Required work
Word for word, copy all the data and drop the pictures.

Data block

────────────────────────────────────────

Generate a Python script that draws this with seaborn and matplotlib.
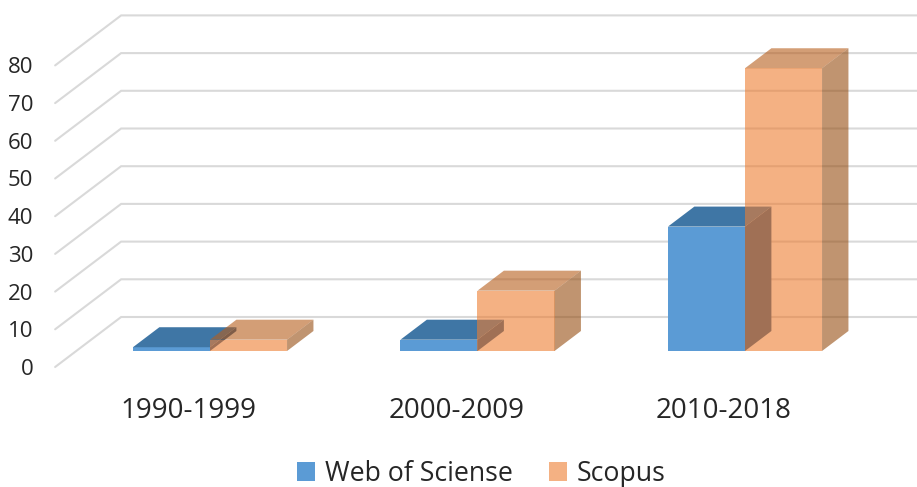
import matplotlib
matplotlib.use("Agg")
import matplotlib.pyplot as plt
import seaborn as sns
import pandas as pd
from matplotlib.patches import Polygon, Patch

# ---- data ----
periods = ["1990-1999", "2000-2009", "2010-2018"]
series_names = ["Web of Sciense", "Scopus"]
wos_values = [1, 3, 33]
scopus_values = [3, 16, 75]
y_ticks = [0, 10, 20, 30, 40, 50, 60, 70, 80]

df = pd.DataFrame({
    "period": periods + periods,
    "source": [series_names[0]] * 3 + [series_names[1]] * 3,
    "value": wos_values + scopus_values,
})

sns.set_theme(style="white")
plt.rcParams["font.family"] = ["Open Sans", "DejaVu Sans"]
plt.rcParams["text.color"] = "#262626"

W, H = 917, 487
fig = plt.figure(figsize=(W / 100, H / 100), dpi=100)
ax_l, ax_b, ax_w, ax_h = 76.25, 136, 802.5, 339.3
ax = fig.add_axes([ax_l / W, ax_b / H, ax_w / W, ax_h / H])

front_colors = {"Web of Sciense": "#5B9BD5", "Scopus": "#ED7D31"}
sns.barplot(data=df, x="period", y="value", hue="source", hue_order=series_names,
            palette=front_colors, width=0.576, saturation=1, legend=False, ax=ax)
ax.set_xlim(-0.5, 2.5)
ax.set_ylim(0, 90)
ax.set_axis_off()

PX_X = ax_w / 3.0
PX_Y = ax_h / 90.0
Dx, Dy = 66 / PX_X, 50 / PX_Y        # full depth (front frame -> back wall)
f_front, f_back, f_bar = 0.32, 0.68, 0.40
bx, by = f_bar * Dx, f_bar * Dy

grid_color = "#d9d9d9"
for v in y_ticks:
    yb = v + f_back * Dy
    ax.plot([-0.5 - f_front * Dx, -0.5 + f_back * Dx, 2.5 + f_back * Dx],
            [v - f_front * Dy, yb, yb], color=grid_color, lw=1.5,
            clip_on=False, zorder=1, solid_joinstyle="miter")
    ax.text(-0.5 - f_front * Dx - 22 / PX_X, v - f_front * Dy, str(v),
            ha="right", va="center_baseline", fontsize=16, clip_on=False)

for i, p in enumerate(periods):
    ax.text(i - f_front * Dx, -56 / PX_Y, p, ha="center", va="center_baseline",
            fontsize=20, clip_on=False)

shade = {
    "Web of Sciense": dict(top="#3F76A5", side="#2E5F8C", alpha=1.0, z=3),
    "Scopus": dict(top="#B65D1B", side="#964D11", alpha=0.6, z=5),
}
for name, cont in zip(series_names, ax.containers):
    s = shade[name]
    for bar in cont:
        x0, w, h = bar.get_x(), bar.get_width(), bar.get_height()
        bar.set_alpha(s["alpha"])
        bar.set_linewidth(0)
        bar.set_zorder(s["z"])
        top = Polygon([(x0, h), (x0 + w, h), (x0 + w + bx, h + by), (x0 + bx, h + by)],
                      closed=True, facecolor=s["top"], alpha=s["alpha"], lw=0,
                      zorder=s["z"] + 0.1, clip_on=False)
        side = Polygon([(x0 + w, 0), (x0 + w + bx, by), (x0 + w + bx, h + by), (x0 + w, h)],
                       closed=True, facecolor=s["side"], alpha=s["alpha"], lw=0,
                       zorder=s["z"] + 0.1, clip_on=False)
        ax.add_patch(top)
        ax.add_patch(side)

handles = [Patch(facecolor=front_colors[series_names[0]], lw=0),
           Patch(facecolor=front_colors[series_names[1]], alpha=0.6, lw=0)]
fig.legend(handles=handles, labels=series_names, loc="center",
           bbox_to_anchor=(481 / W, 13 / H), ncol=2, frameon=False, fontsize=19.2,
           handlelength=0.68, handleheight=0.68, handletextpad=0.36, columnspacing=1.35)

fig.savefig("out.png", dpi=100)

────────────────────────────────────────

Answer to the problem
Generate a Python script that draws this with seaborn and matplotlib.
import matplotlib
matplotlib.use("Agg")
import matplotlib.pyplot as plt
import seaborn as sns
import pandas as pd
from matplotlib.patches import Polygon, Patch

# ---- data ----
periods = ["1990-1999", "2000-2009", "2010-2018"]
series_names = ["Web of Sciense", "Scopus"]
wos_values = [1, 3, 33]
scopus_values = [3, 16, 75]
y_ticks = [0, 10, 20, 30, 40, 50, 60, 70, 80]

df = pd.DataFrame({
    "period": periods + periods,
    "source": [series_names[0]] * 3 + [series_names[1]] * 3,
    "value": wos_values + scopus_values,
})

sns.set_theme(style="white")
plt.rcParams["font.family"] = ["Open Sans", "DejaVu Sans"]
plt.rcParams["text.color"] = "#262626"

W, H = 917, 487
fig = plt.figure(figsize=(W / 100, H / 100), dpi=100)
ax_l, ax_b, ax_w, ax_h = 76.25, 136, 802.5, 339.3
ax = fig.add_axes([ax_l / W, ax_b / H, ax_w / W, ax_h / H])

front_colors = {"Web of Sciense": "#5B9BD5", "Scopus": "#ED7D31"}
sns.barplot(data=df, x="period", y="value", hue="source", hue_order=series_names,
            palette=front_colors, width=0.576, saturation=1, legend=False, ax=ax)
ax.set_xlim(-0.5, 2.5)
ax.set_ylim(0, 90)
ax.set_axis_off()

PX_X = ax_w / 3.0
PX_Y = ax_h / 90.0
Dx, Dy = 66 / PX_X, 50 / PX_Y        # full depth (front frame -> back wall)
f_front, f_back, f_bar = 0.32, 0.68, 0.40
bx, by = f_bar * Dx, f_bar * Dy

grid_color = "#d9d9d9"
for v in y_ticks:
    yb = v + f_back * Dy
    ax.plot([-0.5 - f_front * Dx, -0.5 + f_back * Dx, 2.5 + f_back * Dx],
            [v - f_front * Dy, yb, yb], color=grid_color, lw=1.5,
            clip_on=False, zorder=1, solid_joinstyle="miter")
    ax.text(-0.5 - f_front * Dx - 22 / PX_X, v - f_front * Dy, str(v),
            ha="right", va="center_baseline", fontsize=16, clip_on=False)

for i, p in enumerate(periods):
    ax.text(i - f_front * Dx, -56 / PX_Y, p, ha="center", va="center_baseline",
            fontsize=20, clip_on=False)

shade = {
    "Web of Sciense": dict(top="#3F76A5", side="#2E5F8C", alpha=1.0, z=3),
    "Scopus": dict(top="#B65D1B", side="#964D11", alpha=0.6, z=5),
}
for name, cont in zip(series_names, ax.containers):
    s = shade[name]
    for bar in cont:
        x0, w, h = bar.get_x(), bar.get_width(), bar.get_height()
        bar.set_alpha(s["alpha"])
        bar.set_linewidth(0)
        bar.set_zorder(s["z"])
        top = Polygon([(x0, h), (x0 + w, h), (x0 + w + bx, h + by), (x0 + bx, h + by)],
                      closed=True, facecolor=s["top"], alpha=s["alpha"], lw=0,
                      zorder=s["z"] + 0.1, clip_on=False)
        side = Polygon([(x0 + w, 0), (x0 + w + bx, by), (x0 + w + bx, h + by), (x0 + w, h)],
                       closed=True, facecolor=s["side"], alpha=s["alpha"], lw=0,
                       zorder=s["z"] + 0.1, clip_on=False)
        ax.add_patch(top)
        ax.add_patch(side)

handles = [Patch(facecolor=front_colors[series_names[0]], lw=0),
           Patch(facecolor=front_colors[series_names[1]], alpha=0.6, lw=0)]
fig.legend(handles=handles, labels=series_names, loc="center",
           bbox_to_anchor=(481 / W, 13 / H), ncol=2, frameon=False, fontsize=19.2,
           handlelength=0.68, handleheight=0.68, handletextpad=0.36, columnspacing=1.35)

fig.savefig("out.png", dpi=100)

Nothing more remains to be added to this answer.